Peristiwa lain yang penting adalah “protes” beberapa seniman terhadap penebangan beberapa pohon di TIM, yang membuat Dewan Kesenian Jakarta dituduh merusak lingkungan (!). Peristiwa yang kemudian terus berlanjut dengan kritik terhadap Akademi Jakarta-Dewan Kesenian Jakarta—dan Ajip secara pribadi, yang ketika itu menjadi Ketua DKJ—mengenai berbagai persoalan (h. 766-788).

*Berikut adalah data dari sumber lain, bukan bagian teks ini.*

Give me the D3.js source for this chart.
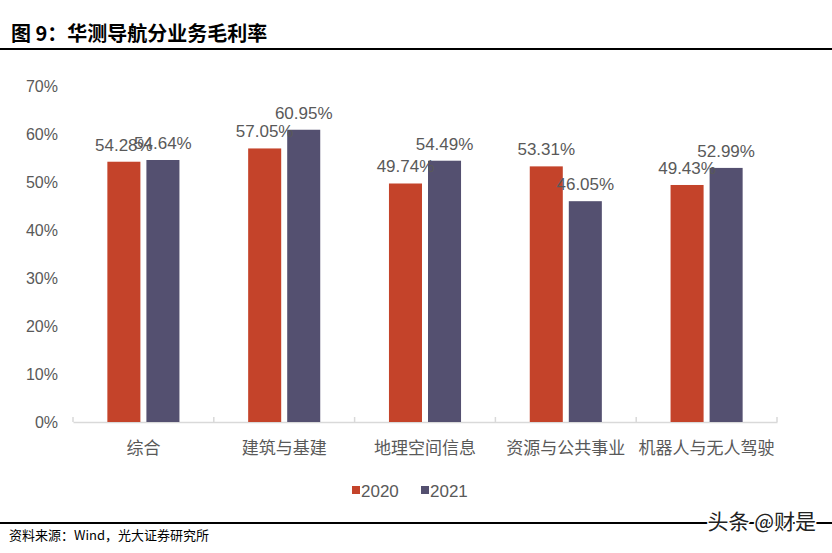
<!DOCTYPE html>
<html><head><meta charset="utf-8">
<script src="https://cdn.jsdelivr.net/npm/d3@7/dist/d3.min.js"></script>
<style>
html,body{margin:0;padding:0;background:#fff;}
svg{display:block;}
</style></head>
<body>
<svg id="chart" width="832" height="553"></svg>
<script>
const categories = ["综合", "建筑与基建", "地理空间信息", "资源与公共事业", "机器人与无人驾驶"];
const seriesNames = ["2020", "2021"];
const values2020 = [54.28, 57.05, 49.74, 53.31, 49.43];
const values2021 = [54.64, 60.95, 54.49, 46.05, 52.99];
const yTicks = [0, 10, 20, 30, 40, 50, 60, 70];
const colors = ["#C4432A", "#545070"];

const svg = d3.select("#chart");
const cjk = "'Noto Sans CJK SC', 'Liberation Sans', Arial, sans-serif";
const latin = "'Liberation Sans', Arial, sans-serif";

// Title
svg.append("text").attr("x", 11).attr("y", 41)
  .style("font-family", cjk).style("font-weight", "bold").style("font-size", "20px")
  .attr("fill", "#000").text("图 9：华测导航分业务毛利率");
svg.append("rect").attr("x", 0).attr("y", 48).attr("width", 832).attr("height", 2).attr("fill", "#000");

// Scales
const x0 = d3.scaleBand().domain(categories).range([73, 777]).paddingInner(0).paddingOuter(0);
const x1 = d3.scaleBand().domain(seriesNames).range([0, x0.bandwidth()]).paddingInner(0.154).paddingOuter(0.88);
const y = d3.scaleLinear().domain([0, 70]).range([422, 86.35]);

// Y axis labels
const yAxis = d3.axisLeft(y).tickValues(yTicks).tickFormat(d => d + "%").tickSize(0).tickPadding(0);
const yg = svg.append("g").attr("transform", "translate(58,0)").call(yAxis);
yg.select(".domain").remove();
yg.selectAll("text").style("font-family", latin).style("font-size", "16px").attr("fill", "#595959").attr("dy", "0.35em");

// X axis
const xAxis = d3.axisBottom(x0).tickSize(0).tickPadding(0);
const xg = svg.append("g").attr("transform", "translate(0,422)").call(xAxis);
xg.select(".domain").attr("stroke", "#D9D9D9").attr("stroke-width", 1.5);
xg.selectAll("text").style("font-family", cjk).style("font-size", "17px").attr("fill", "#595959").attr("y", 26).attr("dy", "0.35em");
// boundary ticks
const bounds = categories.map(c => x0(c)).concat([x0(categories[categories.length-1]) + x0.bandwidth()]);
xg.selectAll(".btick").data(bounds).enter().append("line")
  .attr("x1", d => d).attr("x2", d => d).attr("y1", 0).attr("y2", -5)
  .attr("stroke", "#D9D9D9").attr("stroke-width", 1.5);

// Bars
const data = categories.map((c, i) => ({cat: c, vals: [{s: seriesNames[0], v: values2020[i]}, {s: seriesNames[1], v: values2021[i]}]}));
const groups = svg.append("g").selectAll("g").data(data).enter().append("g")
  .attr("transform", d => `translate(${x0(d.cat)},0)`);
groups.selectAll("rect").data(d => d.vals).enter().append("rect")
  .attr("x", d => x1(d.s)).attr("width", x1.bandwidth())
  .attr("y", d => y(d.v)).attr("height", d => y(0) - y(d.v))
  .attr("fill", (d, i) => colors[i]);
groups.selectAll("text").data(d => d.vals).enter().append("text")
  .attr("x", d => x1(d.s) + x1.bandwidth() / 2).attr("y", d => y(d.v) - 11)
  .attr("text-anchor", "middle")
  .style("font-family", latin).style("font-size", "17px").attr("fill", "#595959")
  .text(d => d.v.toFixed(2) + "%");

// Legend
const legend = svg.append("g");
const legX = [352, 421];
seriesNames.forEach((s, i) => {
  legend.append("rect").attr("x", legX[i]).attr("y", 486).attr("width", 8).attr("height", 8).attr("fill", colors[i]);
  legend.append("text").attr("x", legX[i] + 9).attr("y", 491).attr("dy", "0.35em")
    .style("font-family", latin).style("font-size", "17px").attr("fill", "#595959").text(s);
});

// Bottom rule and source
svg.append("rect").attr("x", 0).attr("y", 522).attr("width", 832).attr("height", 2).attr("fill", "#000");
svg.append("text").attr("x", 9).attr("y", 540)
  .style("font-family", cjk).style("font-size", "13px").attr("fill", "#000")
  .text("资料来源：Wind，光大证券研究所");

// Watermark
svg.append("text").attr("x", 816).attr("y", 529).attr("text-anchor", "end")
  .style("font-family", cjk).style("font-size", "21px")
  .attr("fill", "#222").attr("stroke", "#fff").attr("stroke-width", 3).attr("paint-order", "stroke")
  .text("头条 @财是");
</script>
</body></html>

Masih banyak hal lain lagi yang diungkap dalam otobiografi Ajip yang ditulisnya dalam tempo hanya beberapa bulan ini. Perhatiannya yang khusus terhadap budaya daerah mendapat tempat yang sentral juga. Ajip misalnya terdorong untuk mendirikan Yayasan Kebudayaan Rancage yang sampai kini sudah duapuluh tahun secara rutin memberikan penghargaan kepada para penulis sastra dan orang-orang yang berjasa dalam pengembangan bahasa Sunda, Jawa, Bali, dan Lampung (sejak 2008). Dia juga memprakarasai pelaksanaan Konferensi Internasional Budaya Sunda (KIBS, 2001) yang berlangsung sukses, juga ikut membidani berdirinya Yayasan Pusat Studi Sunda.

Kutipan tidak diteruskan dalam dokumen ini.